Objects in Mirror Less Enchanting Than They Appear


Lily Collins wears her fabulous yellow cape in Mirror Mirror.

Sophia Bollag, Managing Editor

Mirror Mirror, the latest cinematic incarnation of the Snow White fairytale, is realized in a challenging cultural environment, one for which antiquated fairytales must be feminized and in which a rival Snow White film, scheduled to be released in the summer, is right on its heels.

Partway through the movie, after his clothes are stolen by bandits, the handsome prince (Armie Hammer) is presented to the evil queen (Julia Roberts) semi-nude. The queen stumbles through several sentences and then demands: “Would someone please get this man a covering so I can concentrate?!”

Her assessment of the prince’s needs misses the mark. What Hammer needs is not a shirt, but a better script.

The film is loosely based on the original fairytale, but lacks many of the familiar details from the story to which those of us who grew up watching the Disney version have become attached. The endearing seven dwarves are replaced by an unscrupulous group of midget thieves. The rhyming mirror is usurped by a holographic image of the queen who tears holes in the plot that the original mirror helped to fill. Most offensively, the iconic poison apple plays no part in the storyline.

Poorly written dialogue alternates between childish humor and raunchy jokes. Much of the comedy is clearly intended for children—no other age group can possibly appreciate jokes about saying please. However, in an attempt to modernize the story, there are just as many jokes that are definitely not appropriate for younger audiences. For example, one strange scene includes the prince spanking Snow White (Lily Collins) with his sword. In another, the queen’s assistant (Nathan Lane) complains of being taken advantage of by a grasshopper after the queen turns him into a cockroach.
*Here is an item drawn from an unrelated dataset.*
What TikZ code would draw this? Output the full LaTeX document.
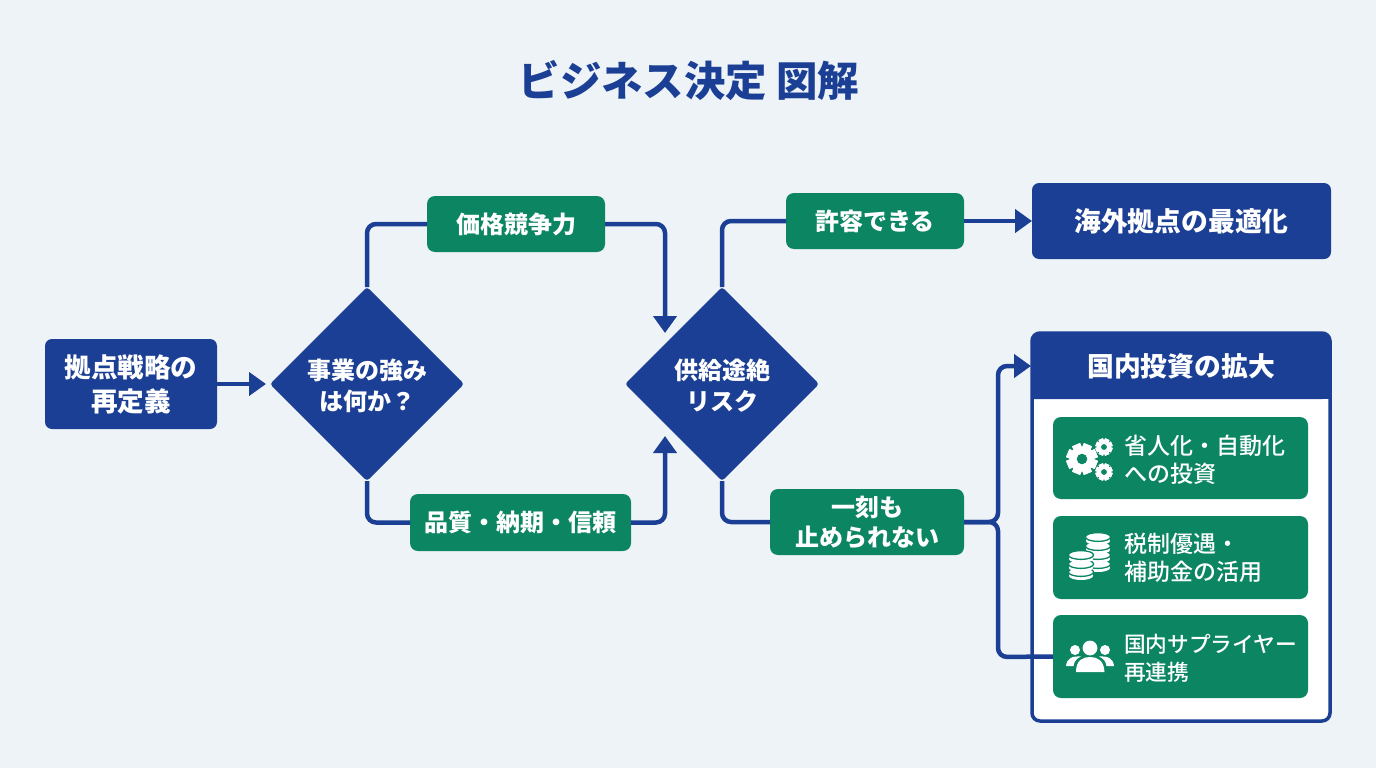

In its attempt to appeal to both children and adults, Mirror Mirror disenchants just about everyone. The humor does not really appeal to anyone, and the under-utilization of always-funny Lane adds insult to boredom.

The fact that Hammer is the perfect handsome prince and beautiful Collins the ideal Snow White is overshadowed by the misguided plot. Roberts and Lane give disappointing performances because the script gives neither one the chance to do anything else.

The film’s shining redeeming quality is its costumes. Snow White’s extravagant yellow cape and swan dress almost make it worth seeing, but most audiences will find sifting through film stills after they get home from the theater far more enjoyable than sitting through the movie, itself.